Another key concern is that the apprentice will spend a lot of time away from the workplace. While achieving competency at work does take time, according to DfE guidance, the 20 per cent can be delivered flexibly, for example, as part of each day, one day per week, one week out of five or as block release.  This flexibility is reflected in our current Apprenticeship programme with a large retailing group. We know there are peak times when the organisation does not want their apprentices off-the-job, so we have taken this into account when designing their programme.

Programmes Tailored to Company Needs

Employers should be reassured that there are a variety of ways to deliver off-the-job training from a day release programme to a more blended learning approach which could include both online learning and workshops. Coaching at work to teach the apprentice new skills which are part of the Apprenticeship standard and specific work-based projects can also be included.  There is no single right way and an experienced training provider will work closely with an employer to give them the confidence to interpret the regulations in a way that works for both the apprentice and the business. They will tailor a programme to the company’s needs and cater more for individual working environments along with organisational cultures, policies and values.

Investment in a Better-Skilled Workforce

Approved as a main RoATP provider in January 2018, Watson Martin works both with companies which pay into the levy and in collaboration with other training providers to deliver HR and L&D Levels 3 and 5 Apprenticeship programmes nationally. We have also recently launched our Level 5 HR public Apprenticeship scheme in Central London which supports individual employees who want to follow the HR Apprenticeship study route.

Apprenticeships provide a great opportunity to not only attract new talent but to train existing teams.  All the available data indicates the schemes improve staff retention, loyalty and job satisfaction.  Rather than believing the off-the-job training will take away 20 per cent of your apprentice’s time at work, see it as an investment to developing a better-skilled workforce in the future!

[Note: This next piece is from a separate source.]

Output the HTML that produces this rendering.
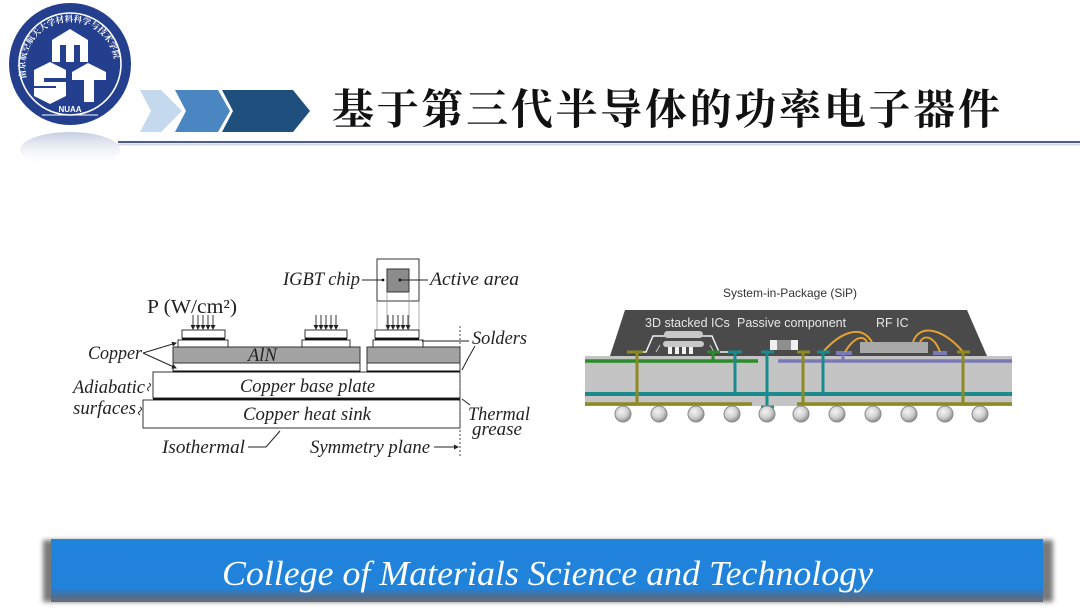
<!DOCTYPE html>
<html><head><meta charset="utf-8">
<style>
html,body{margin:0;padding:0;background:#fff;}
body{width:1080px;height:608px;overflow:hidden;}
svg{display:block;}
.it{font-family:"Liberation Serif",serif;font-style:italic;fill:#222;font-size:18.5px;}
.sf{font-family:"Liberation Sans",sans-serif;}
</style></head>
<body>
<svg width="1080" height="608" viewBox="0 0 1080 608" xmlns="http://www.w3.org/2000/svg">
<defs>
  <radialGradient id="ball" cx="40%" cy="35%" r="65%">
    <stop offset="0" stop-color="#f4f4f4"/>
    <stop offset="0.6" stop-color="#cfcfcf"/>
    <stop offset="1" stop-color="#8e8e8e"/>
  </radialGradient>
  <linearGradient id="ban" x1="0" y1="0" x2="0" y2="1">
    <stop offset="0" stop-color="#2083dc"/>
    <stop offset="0.78" stop-color="#2182da"/>
    <stop offset="0.9" stop-color="#4a6f96"/>
    <stop offset="1" stop-color="#6a6e74"/>
  </linearGradient>
  <linearGradient id="refl" x1="0" y1="0" x2="0" y2="1">
    <stop offset="0" stop-color="#8c9cc4" stop-opacity="0.5"/>
    <stop offset="1" stop-color="#ffffff" stop-opacity="0"/>
  </linearGradient>
  <filter id="blur2"><feGaussianBlur stdDeviation="2.5"/></filter>
  <path id="ringpath" d="M 27 80 A 45 45 0 1 1 113 80"/>
  <marker id="ahs" markerWidth="5" markerHeight="5" refX="4" refY="2.5" orient="auto" markerUnits="userSpaceOnUse">
    <path d="M0,0 L5,2.5 L0,5 z" fill="#222"/>
  </marker>
</defs>

<!-- ===== Logo ===== -->
<ellipse cx="70" cy="150" rx="50" ry="18" fill="url(#refl)"/>
<circle cx="70" cy="64" r="61" fill="#233f8e"/>
<circle cx="70" cy="64" r="51" fill="none" stroke="#fff" stroke-width="1.6"/>
<circle cx="70" cy="64" r="49" fill="#233f8e"/>
<text font-family="'Noto Serif CJK SC',serif" font-size="8.5" fill="#fff" font-weight="700">
  <textPath href="#ringpath" startOffset="2">南京航空航天大学材料科学与技术学院</textPath>
</text>
<path d="M52,40 L70,29 L88,40 L88,62 L80,62 L80,45 L74,45 L74,62 L66,62 L66,45 L60,45 L60,62 L52,62 Z" fill="#fff"/>
<path d="M34,70 L50,62 L66,70 L66,78 L44,78 L44,82 L66,82 L66,96 L50,104 L34,96 L34,88 L56,88 L56,86 L34,86 Z" fill="#fff"/>
<path d="M72,72 L88,63 L106,72 L106,80 L94,80 L94,102 L84,102 L84,80 L72,80 Z" fill="#fff"/>
<text x="70" y="112" text-anchor="middle" font-family="'Liberation Sans',sans-serif" font-weight="700" font-size="8" fill="#fff">NUAA</text>
<line x1="42" y1="115" x2="98" y2="115" stroke="#fff" stroke-width="1"/>

<!-- ===== Chevrons ===== -->
<polygon points="140,90 161,90 182,111 161,132 140,132 151,111" fill="#c4d8ee"/>
<polygon points="175,90 218,90 230,111 218,132 175,132 186,111" fill="#4a87c2"/>
<polygon points="222,90 293,90 310,111 293,132 222,132 233,111" fill="#1f4f7c"/>

<!-- ===== Title ===== -->
<text x="332" y="124" font-family="'Noto Serif CJK SC','Noto Sans CJK SC',serif" font-weight="700" font-size="42" fill="#111" textLength="668" lengthAdjust="spacing">基于第三代半导体的功率电子器件</text>
<line x1="118" y1="142" x2="1080" y2="142" stroke="#4d5b95" stroke-width="2"/>
<line x1="118" y1="144.5" x2="1080" y2="144.5" stroke="#d6dae6" stroke-width="2"/>

<!-- ===== Left diagram ===== -->
<g stroke="#333" stroke-width="1" fill="#fff">
  <rect x="377" y="259" width="42" height="42"/>
  <rect x="387" y="269" width="22" height="23" fill="#8c8c8c"/>
</g>
<g stroke="#999" stroke-width="0.8">
  <line x1="377" y1="301" x2="377" y2="330"/>
  <line x1="419" y1="301" x2="419" y2="330"/>
  <line x1="387" y1="292" x2="387" y2="330"/>
  <line x1="409" y1="292" x2="409" y2="330"/>
</g>
<circle cx="400" cy="280" r="1.5" fill="#111"/>
<line x1="400" y1="280" x2="428" y2="280" stroke="#222" stroke-width="1"/>
<line x1="362" y1="280" x2="383" y2="280" stroke="#222" stroke-width="1"/>
<circle cx="383" cy="280" r="1.4" fill="#111"/>
<text class="it" x="283" y="285" textLength="77" lengthAdjust="spacingAndGlyphs">IGBT chip</text>
<text class="it" x="430" y="285" textLength="89" lengthAdjust="spacingAndGlyphs">Active area</text>

<text x="147" y="313" font-family="'Liberation Serif',serif" font-size="20" fill="#222" textLength="90" lengthAdjust="spacingAndGlyphs">P (W/cm²)</text>

<g stroke="#222" stroke-width="0.9" marker-end="url(#ahs)">
  <line x1="193" y1="315" x2="193" y2="329"/><line x1="198" y1="315" x2="198" y2="329"/><line x1="203" y1="315" x2="203" y2="329"/><line x1="208" y1="315" x2="208" y2="329"/><line x1="213" y1="315" x2="213" y2="329"/>
  <line x1="316" y1="315" x2="316" y2="329"/><line x1="321" y1="315" x2="321" y2="329"/><line x1="326" y1="315" x2="326" y2="329"/><line x1="331" y1="315" x2="331" y2="329"/><line x1="336" y1="315" x2="336" y2="329"/>
  <line x1="388" y1="315" x2="388" y2="329"/><line x1="393" y1="315" x2="393" y2="329"/><line x1="398" y1="315" x2="398" y2="329"/><line x1="403" y1="315" x2="403" y2="329"/><line x1="408" y1="315" x2="408" y2="329"/>
</g>

<g stroke="#333" stroke-width="1" fill="#fff">
  <rect x="182" y="330" width="43" height="8"/>
  <rect x="305" y="330" width="42" height="8"/>
  <rect x="375" y="330" width="44" height="8"/>
  <rect x="178" y="340" width="50" height="7"/>
  <rect x="302" y="340" width="48" height="7"/>
  <rect x="373" y="340" width="50" height="7"/>
  <rect x="173" y="347" width="187" height="16" fill="#a3a3a3"/>
  <rect x="367" y="347" width="93" height="16" fill="#a3a3a3"/>
  <rect x="173" y="363" width="187" height="8"/>
  <rect x="367" y="363" width="93" height="8"/>
  <rect x="153" y="372" width="307" height="26"/>
  <rect x="143" y="400" width="317" height="28"/>
</g>
<g stroke="#111" stroke-width="2">
  <line x1="182" y1="339" x2="225" y2="339"/>
  <line x1="305" y1="339" x2="347" y2="339"/>
  <line x1="375" y1="339" x2="419" y2="339"/>
  <line x1="173" y1="371.5" x2="360" y2="371.5"/>
  <line x1="367" y1="371.5" x2="460" y2="371.5"/>
  <line x1="153" y1="399" x2="460" y2="399"/>
</g>
<line x1="460" y1="326" x2="460" y2="456" stroke="#444" stroke-width="1" stroke-dasharray="2,2"/>

<text class="it" x="88" y="359" textLength="54" lengthAdjust="spacingAndGlyphs">Copper</text>
<line x1="143" y1="353" x2="176" y2="343" stroke="#222" stroke-width="1" marker-end="url(#ahs)"/>
<line x1="143" y1="353" x2="176" y2="368" stroke="#222" stroke-width="1" marker-end="url(#ahs)"/>
<text class="it" x="248" y="361" fill="#333">AlN</text>
<text class="it" x="472" y="344" textLength="55" lengthAdjust="spacingAndGlyphs">Solders</text>
<line x1="422" y1="341" x2="469" y2="341" stroke="#222" stroke-width="1"/>
<path d="M475,346 Q468,358 462,370" fill="none" stroke="#222" stroke-width="1"/>
<text class="it" x="73" y="393" textLength="72" lengthAdjust="spacingAndGlyphs">Adiabatic</text>
<text class="it" x="73" y="414" textLength="63" lengthAdjust="spacingAndGlyphs">surfaces</text>
<path d="M149,383 q3,2 0,4 q-3,2 0,4" fill="none" stroke="#222" stroke-width="1"/>
<path d="M140,407 q3,2 0,4 q-3,2 0,4" fill="none" stroke="#222" stroke-width="1"/>
<text class="it" x="240" y="392" textLength="135" lengthAdjust="spacingAndGlyphs">Copper base plate</text>
<text class="it" x="243" y="420" textLength="128" lengthAdjust="spacingAndGlyphs">Copper heat sink</text>
<text class="it" x="468" y="420" textLength="62" lengthAdjust="spacingAndGlyphs">Thermal</text>
<text class="it" x="472" y="435" textLength="50" lengthAdjust="spacingAndGlyphs">grease</text>
<line x1="462" y1="399" x2="470" y2="405" stroke="#222" stroke-width="1"/>
<text class="it" x="162" y="453" textLength="83" lengthAdjust="spacingAndGlyphs">Isothermal</text>
<path d="M248,447 L266,447 L280,431" fill="none" stroke="#222" stroke-width="1"/>
<text class="it" x="310" y="453" textLength="120" lengthAdjust="spacingAndGlyphs">Symmetry plane</text>
<line x1="434" y1="447" x2="458" y2="447" stroke="#222" stroke-width="1" marker-end="url(#ahs)"/>

<!-- ===== Right diagram: SiP ===== -->
<text class="sf" x="790" y="297" text-anchor="middle" font-size="12" fill="#333">System-in-Package (SiP)</text>
<polygon points="625,310 967,310 987,356 610,356" fill="#4a4a4a"/>
<text class="sf" x="645" y="327" font-size="12.5" fill="#e8e8e8">3D stacked ICs</text>
<text class="sf" x="737" y="327" font-size="12.5" fill="#e8e8e8">Passive component</text>
<text class="sf" x="876" y="327" font-size="12.5" fill="#e8e8e8">RF IC</text>

<path d="M641,352 L646,352 L653,336 L712,336 L719,352 L728,352" fill="none" stroke="#f2f2f2" stroke-width="1.5"/>
<rect x="664" y="331" width="39" height="7" rx="3.5" fill="#c8c8c8"/>
<rect x="663" y="341" width="41" height="6" rx="3" fill="#c8c8c8"/>
<g fill="#f2f2f2"><rect x="668" y="347" width="4" height="7"/><rect x="675" y="347" width="4" height="7"/><rect x="682" y="347" width="4" height="7"/><rect x="689" y="347" width="4" height="7"/></g>
<path d="M656,352 L660,345 M710,345 L714,352" stroke="#ddd" stroke-width="0.8"/>

<rect x="770" y="340" width="28" height="10" fill="#f0f0f0"/>
<rect x="777" y="340" width="14" height="10" fill="#8f8f8f"/>

<rect x="860" y="342" width="68" height="11" fill="#a9a9a9"/>
<rect x="836" y="351" width="16" height="4" fill="#7b79b5"/>
<rect x="933" y="351" width="14" height="4" fill="#7b79b5"/>
<g fill="none" stroke="#e2a232" stroke-width="2">
  <path d="M823,352 C838,335 860,322 872,342"/>
  <path d="M845,352 C852,340 862,333 867,342"/>
  <path d="M913,342 C920,322 945,330 963,352"/>
  <path d="M920,342 C925,333 935,338 940,352"/>
</g>

<rect x="585" y="356" width="427" height="50" fill="#c4c4c4"/>
<line x1="585" y1="361" x2="758" y2="361" stroke="#2a8c2a" stroke-width="3.5"/>
<line x1="778" y1="361" x2="1012" y2="361" stroke="#7b79b5" stroke-width="3.5"/>
<line x1="585" y1="394" x2="1012" y2="394" stroke="#1b8a8c" stroke-width="4"/>
<line x1="585" y1="404" x2="752" y2="404" stroke="#8c8a22" stroke-width="3.5"/>
<line x1="797" y1="404" x2="1012" y2="404" stroke="#8c8a22" stroke-width="3.5"/>

<g stroke="#8c8a22" stroke-width="3">
  <line x1="637" y1="352" x2="637" y2="404"/><line x1="627" y1="352" x2="643" y2="352"/>
  <line x1="803" y1="352" x2="803" y2="404"/><line x1="797" y1="352" x2="810" y2="352"/>
  <line x1="963" y1="352" x2="963" y2="404"/><line x1="957" y1="352" x2="970" y2="352"/>
</g>
<g stroke="#1b8a8c" stroke-width="3">
  <line x1="735" y1="352" x2="735" y2="394"/><line x1="728" y1="352" x2="742" y2="352"/>
  <line x1="767" y1="352" x2="767" y2="407"/><line x1="761" y1="352" x2="774" y2="352"/>
  <line x1="761" y1="407" x2="774" y2="407"/>
  <line x1="823" y1="352" x2="823" y2="394"/><line x1="817" y1="352" x2="830" y2="352"/>
</g>
<g stroke="#2a8c2a" stroke-width="3">
  <line x1="713" y1="352" x2="713" y2="361"/><line x1="707" y1="352" x2="720" y2="352"/>
</g>
<line x1="843" y1="354" x2="843" y2="361" stroke="#7b79b5" stroke-width="3"/>

<g fill="url(#ball)" stroke="#8a8a8a" stroke-width="1">
  <circle cx="623" cy="414" r="8"/><circle cx="659" cy="414" r="8"/><circle cx="696" cy="414" r="8"/><circle cx="732" cy="414" r="8"/>
  <circle cx="767" cy="414" r="8"/><circle cx="801" cy="414" r="8"/><circle cx="837" cy="414" r="8"/><circle cx="873" cy="414" r="8"/>
  <circle cx="909" cy="414" r="8"/><circle cx="945" cy="414" r="8"/><circle cx="980" cy="414" r="8"/>
</g>

<!-- ===== Bottom banner ===== -->
<rect x="43" y="540" width="1010" height="62" fill="#7a7a7a" filter="url(#blur2)"/>
<rect x="51" y="539" width="992" height="63" fill="url(#ban)"/>
<text x="222" y="585" font-family="'Liberation Serif',serif" font-style="italic" font-size="35" fill="#fff" textLength="651" lengthAdjust="spacingAndGlyphs">College of Materials Science and Technology</text>
</svg>
</body></html>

To find out more about the Watson Martin HR and L&D Apprenticeship programmes or to book a consultation please contact our specialist advisers on 020 7932 2760 or email

What off-the-job training includes:

  • The teaching of theory for example lecture, role playing, simulation exercise, online learning or manufacturer training.
  • Practical training such as shadowing, mentoring, industry visits and attendance at competitions.
  • Learning support and time spent writing assessments/assignments in working hours.

Off-the-job training does not include:

  • English and Maths (up to level 2) which is funded separately.
  • Progress review or on programme assessment needed for an apprenticeship framework or standard.
  • Training which takes place outside the apprentice’s paid working hours including evenings and weekends.